Auch für Le Soir hat die Ministerin Fehler gemacht. In der Politik gibt es eine goldene Regel: Man muss da sein, wo es brennt. Und das ist wohl das größte Versäumnis von Evelyne Huytebroeck, die nach Kopenhagen reiste, während vor ihrer Haustür eine Umweltkatastrophe ihren Lauf nahm. Verantwortlich dafür ist natürlich in erster Linie das Unternehmen Aquiris, dem auch die Rechnung präsentiert werden muss. Doch kann sich Huytebroeck nicht dahinter verstecken; sie hat als Ministerin die Macht und die Pflicht, den Bürger und die Umwelt zu schützen.
"Kündigungsprämie" polarisiert Sozialpartner
Zweites großes Thema in der Tagespresse ist das Klima unter den Sozialpartnern, das sich offenbar in den letzten Tagen dramatisch verschlechtert hat. Die Regierung hat ja vorgestern nicht nur die bisher geltenden Maßnahmen zur Bekämpfung der Wirtschaftskrise verlängert, sondern auch einige Neuerungen beschlossen. Unter anderem sollen Arbeiter, die innerhalb der nächsten sechs Monate entlassen werden, in den Genuss einer de facto Abfindung kommen. Die Arbeitgeber sind angesichts dieser Entscheidung buchstäblich an die Decke gegangen. Gazet van Antwerpen glaubt den Grund für die Aufregung zu kennen: Die Arbeitgeber sehen in der so genannten Kündigungsprämie eine Vorwegnahme im Hinblick auf die Verhandlungen über ein Einheitsstatut. Für die Unternehmerwelt zeigt sich die Regierung hier parteiisch. Doch muss man zugeben, dass der nach wie vor in Belgien bestehende Unterschied zwischen Arbeitern und Angestellten längst überholt ist, meint De Standaard in einem Kommentar. Seit inzwischen fünfzig Jahren streiten die Sozialpartner über eine Vereinheitlichung beider Statute. Gerade erst sind entsprechende Verhandlungen wieder in einer Sackgasse geendet. Und jetzt, wo die Regierung sozusagen die Rechte der Arbeiter aufwertet, ist zwischen Arbeitgebern und Gewerkschaften ein wahrer Krieg ausgebrochen.
Pyrrhussieg der FGTB..
Het Belang van Limburg hat Verständnis für die Wut der Arbeitgeber. Es war schließlich die FGTB, die die Verhandlungen verlassen hat. Die sozialistische Gewerkschaft wandte sich danach an die PS, die dann in der Regierung mit Hilfe von cdH und CD&V die Kündigungsprämie durchsetzte.

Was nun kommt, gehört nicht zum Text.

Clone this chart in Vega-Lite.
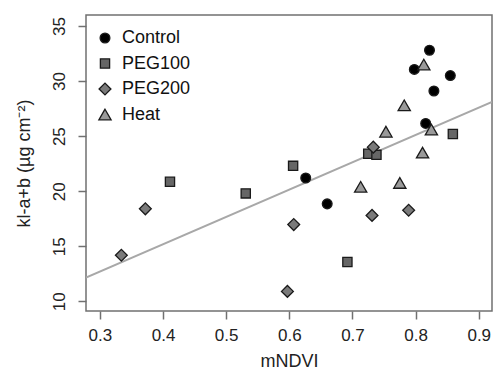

Die FGTB stellt sich damit aber selbst ein Bein, warnt De Morgen. Ein Einheitsstatut ist jetzt wieder in weite Ferne gerückt. Ein Ende de Diskriminierung von Arbeitern wäre aber viel wichtiger als eine noch dazu zeitlich befristet Maßnahme wie die Kündigungsprämie.
De Tijd ruft derweil beide Seiten zur Besonnenheit auf. Dass die Regierung sich derart offen in den sozialen Dialog einmischt, ist bestimmt keine gute Sache. Doch sollte man die Kirche im Dorf lassen. Bei der Kündigungsprämie für Arbeiter handelt es sich nicht um eine astronomische Summe. Auf der anderen Seite haben aber in diesen Krisenzeiten alle Arbeitnehmer das Recht auf sozialen Schutz.
Es bleibt beim Traum: Wohl keine weiße Weihnacht
Le Soir schließlich hat eine schlechte Neuigkeit für Romantiker: Für die nächsten Tage haben die Meteorologen zwar Schneefall gemeldet; eine weiße Weihnacht dürfte es aber, den Fachleuten zufolge, auch in diesem Jahr nicht geben.